A.1 Survivability Is Not Correctness

The primary metric in this paper is structural survivability: whether authority becomes absorbing, collapses irreversibly, or remains bounded and revocable under stress. Authority Availability is not a proxy for correctness, benefit, or alignment.

An increase in AA under interference indicates preserved structural continuity, not epistemic competence.

A.2 The “Zombie Executive” Regime

The architecture permits authority to persist under epistemic blindness. This creates a regime that can be described as a Zombie Executive: authority continues to cycle and renew despite degraded semantic grounding.

This is not treated as a success state in terms of utility. It is a design tradeoff. A bounded, revocable executive is preferable to an irrecoverable one. Whether a given application should tolerate such a regime is a normative question outside the scope of this paper.

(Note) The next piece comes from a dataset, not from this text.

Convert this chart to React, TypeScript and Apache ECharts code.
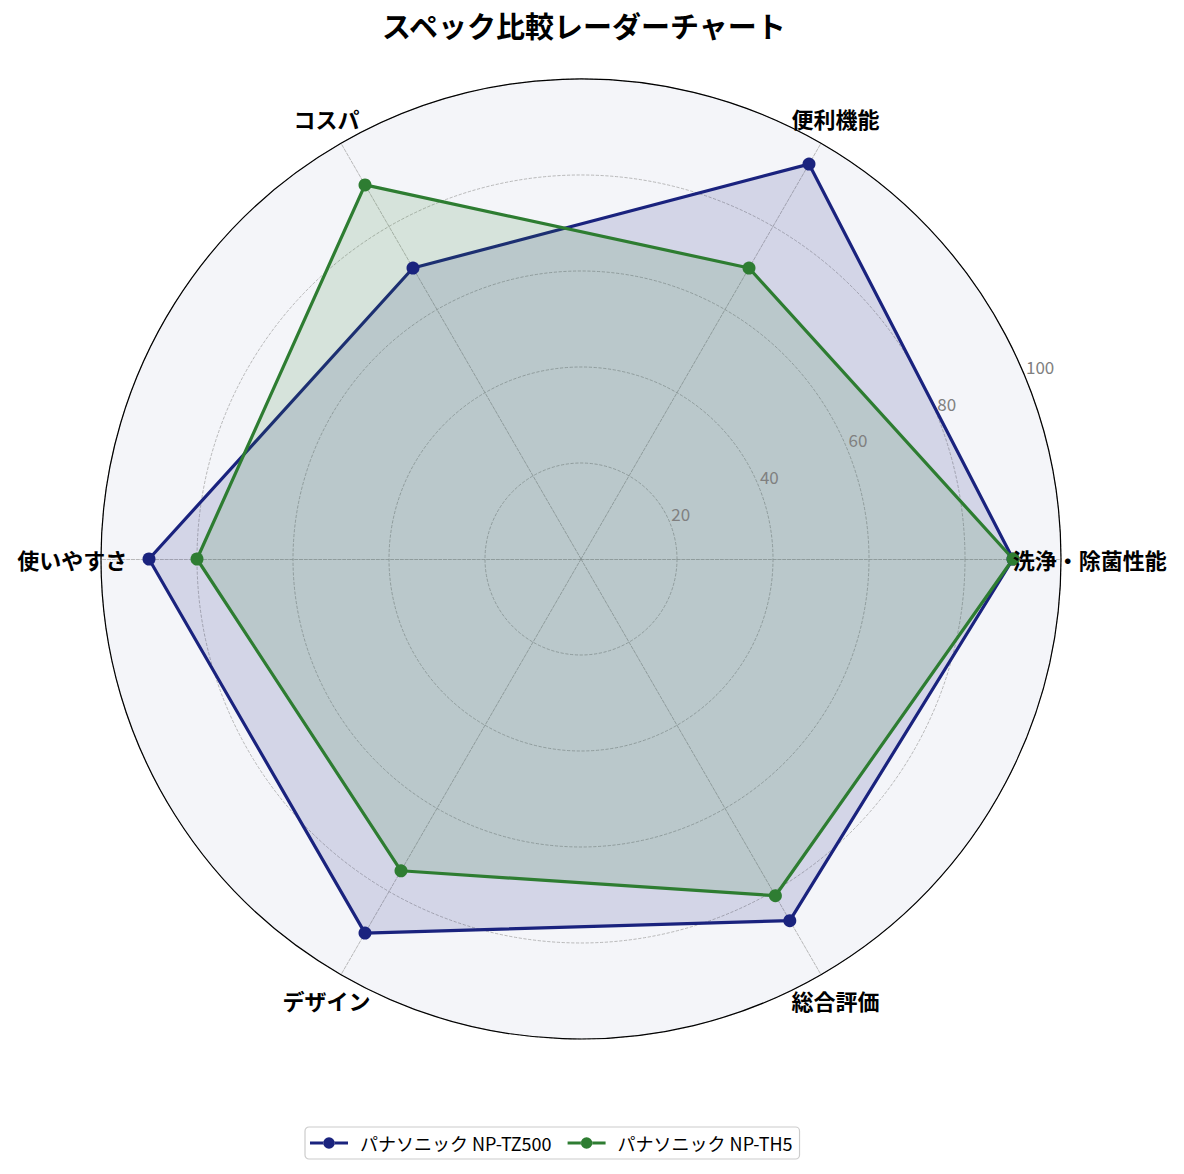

A.3 Aggregation Semantics as an Alignment Lever

The inertness of commitment-level corruption arises from strict conjunction aggregation. Under alternative semantics (e.g., m-of-n thresholds or disjunction), single-key corruption would become pivotal.

This does not undermine the result. It elevates aggregation logic to a first-class alignment parameter. The experiment demonstrates that AND-gated aggregation absorbs epistemic noise by biasing toward inaction rather than unsafe action.

A.4 Semantic Debt and Recovery

Time-based recovery restores eligibility, not semantic truth. Persistent errors in the external world are not erased. CTA prevents permanent authority capture, not epistemic debt accumulation.

The architecture preserves evaluability and reversibility without guaranteeing correctness.

A.5 Scope Clarification

This paper does not claim that epistemic error is harmless. It establishes a necessary negative result: epistemic unreliability does not automatically scale into catastrophic misalignment in architectures that separate semantics from control and enforce time-based recovery.

Adaptive adversaries, deception, and agency-level attacks remain future work.